Every entry below should be printed exactly, without its images.

SUPPLIED MATERIAL
# # # #

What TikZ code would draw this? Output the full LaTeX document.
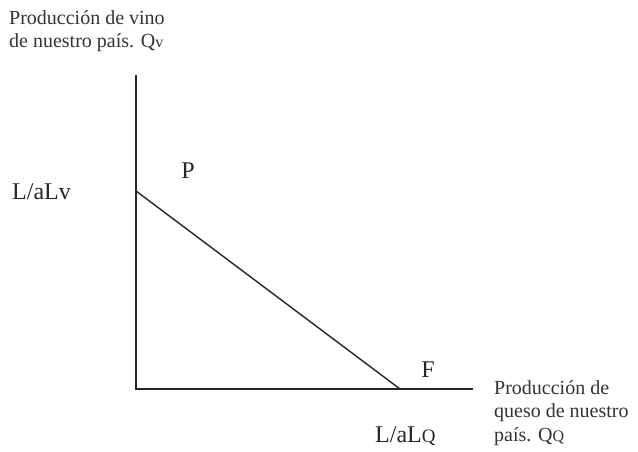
\documentclass[tikz,border=0pt]{standalone}
\usepackage{fontspec}
\setmainfont{Liberation Serif}
\newcommand{\smq}[1]{{\fontsize{16}{16}\selectfont #1}}
\newcommand{\smQ}[1]{{\fontsize{19}{19}\selectfont #1}}
\begin{document}
\begin{tikzpicture}[x=1pt,y=-1pt,
  axis/.style={line width=1.4pt,draw=black!85},
  lbl/.style={font=\fontsize{20}{23.5}\selectfont,text=black!80,inner sep=0pt},
  big/.style={font=\fontsize{24}{24}\selectfont,text=black!85,inner sep=0pt}]
\useasboundingbox (0,0) rectangle (638,452);
\coordinate (top) at (136,75);
\coordinate (O) at (136,389);
\coordinate (right) at (473,389);
\coordinate (A) at (136,191);
\coordinate (B) at (400,389);
\draw[axis] (top) -- (O) -- (right);
\draw[axis] (A) -- (B);
\node[lbl,anchor=west,align=left] (ylab) at (9,31) {Producción de vino\\de nuestro país. Q\smq{v}};
\node[lbl,anchor=west,align=left] (xlab) at (494,413) {Producción de\\queso de nuestro\\país. Q\smq{Q}};
\node[big] (P) at (188,171) {P};
\node[big] (F) at (428,370) {F};
\node[big,anchor=west] (Lv) at (12,192) {L/aLv};
\node[big,anchor=west] (LQ) at (375,436) {L/aL\smQ{Q}};
\end{tikzpicture}
\end{document}
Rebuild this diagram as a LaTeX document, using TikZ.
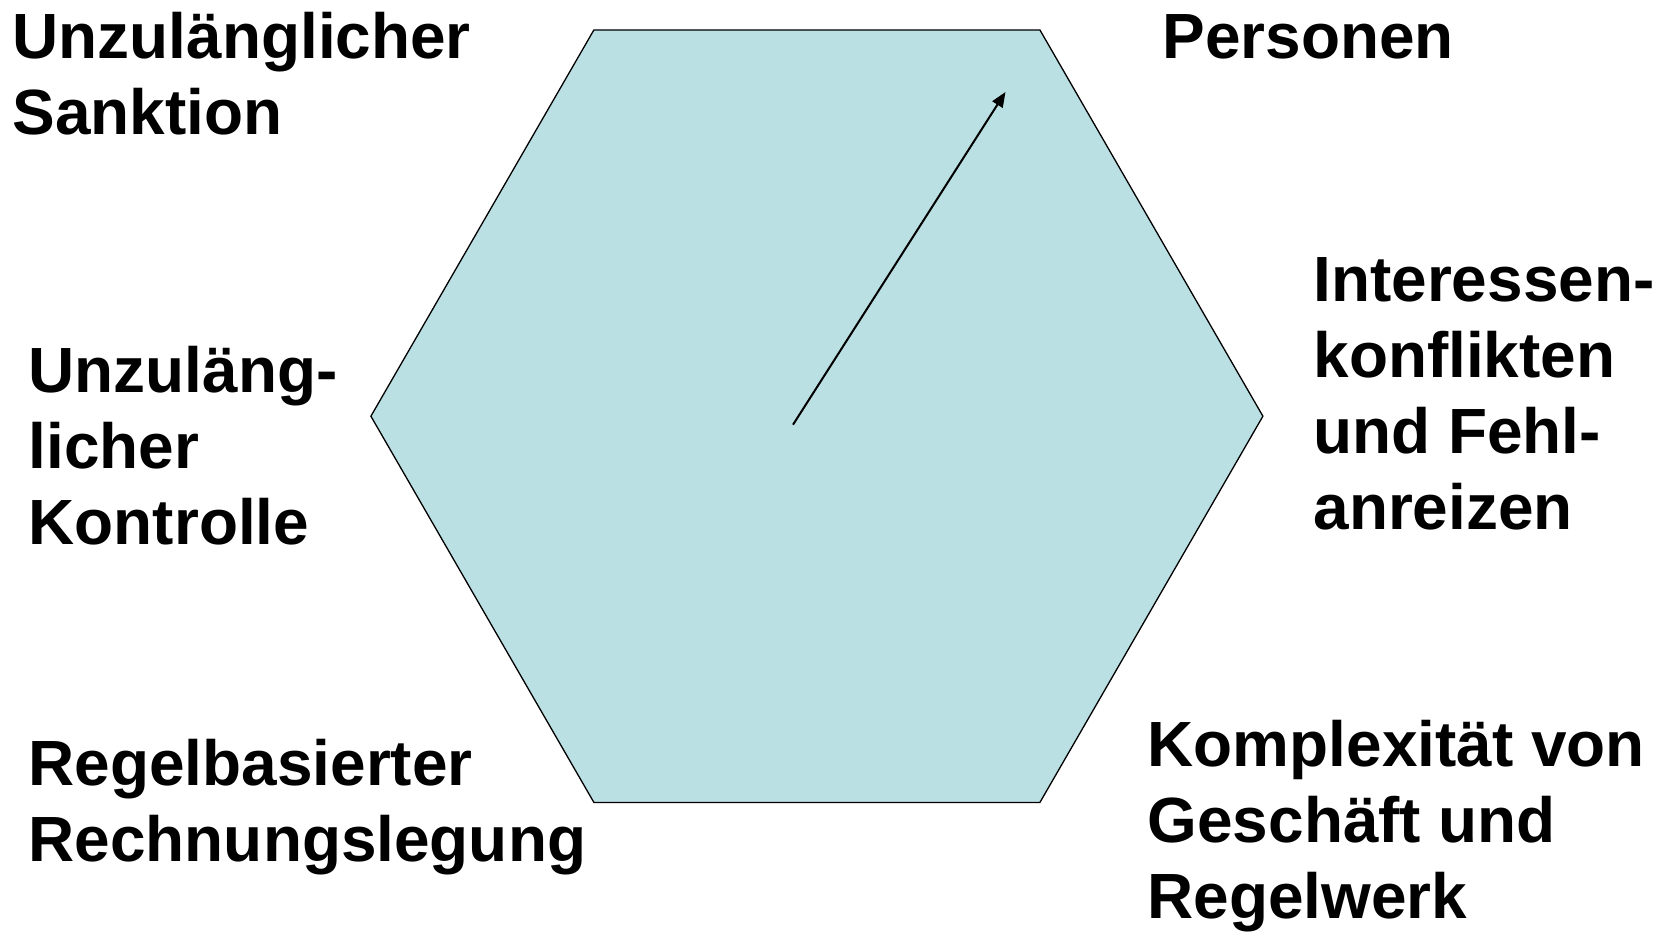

# # # #

ANSWER
What TikZ code would draw this? Output the full LaTeX document.
\documentclass[tikz,border=0pt]{standalone}
\usepackage{fontspec}
\setmainfont{Liberation Serif}
\newcommand{\smq}[1]{{\fontsize{16}{16}\selectfont #1}}
\newcommand{\smQ}[1]{{\fontsize{19}{19}\selectfont #1}}
\begin{document}
\begin{tikzpicture}[x=1pt,y=-1pt,
  axis/.style={line width=1.4pt,draw=black!85},
  lbl/.style={font=\fontsize{20}{23.5}\selectfont,text=black!80,inner sep=0pt},
  big/.style={font=\fontsize{24}{24}\selectfont,text=black!85,inner sep=0pt}]
\useasboundingbox (0,0) rectangle (638,452);
\coordinate (top) at (136,75);
\coordinate (O) at (136,389);
\coordinate (right) at (473,389);
\coordinate (A) at (136,191);
\coordinate (B) at (400,389);
\draw[axis] (top) -- (O) -- (right);
\draw[axis] (A) -- (B);
\node[lbl,anchor=west,align=left] (ylab) at (9,31) {Producción de vino\\de nuestro país. Q\smq{v}};
\node[lbl,anchor=west,align=left] (xlab) at (494,413) {Producción de\\queso de nuestro\\país. Q\smq{Q}};
\node[big] (P) at (188,171) {P};
\node[big] (F) at (428,370) {F};
\node[big,anchor=west] (Lv) at (12,192) {L/aLv};
\node[big,anchor=west] (LQ) at (375,436) {L/aL\smQ{Q}};
\end{tikzpicture}
\end{document}
Rebuild this diagram as a LaTeX document, using TikZ.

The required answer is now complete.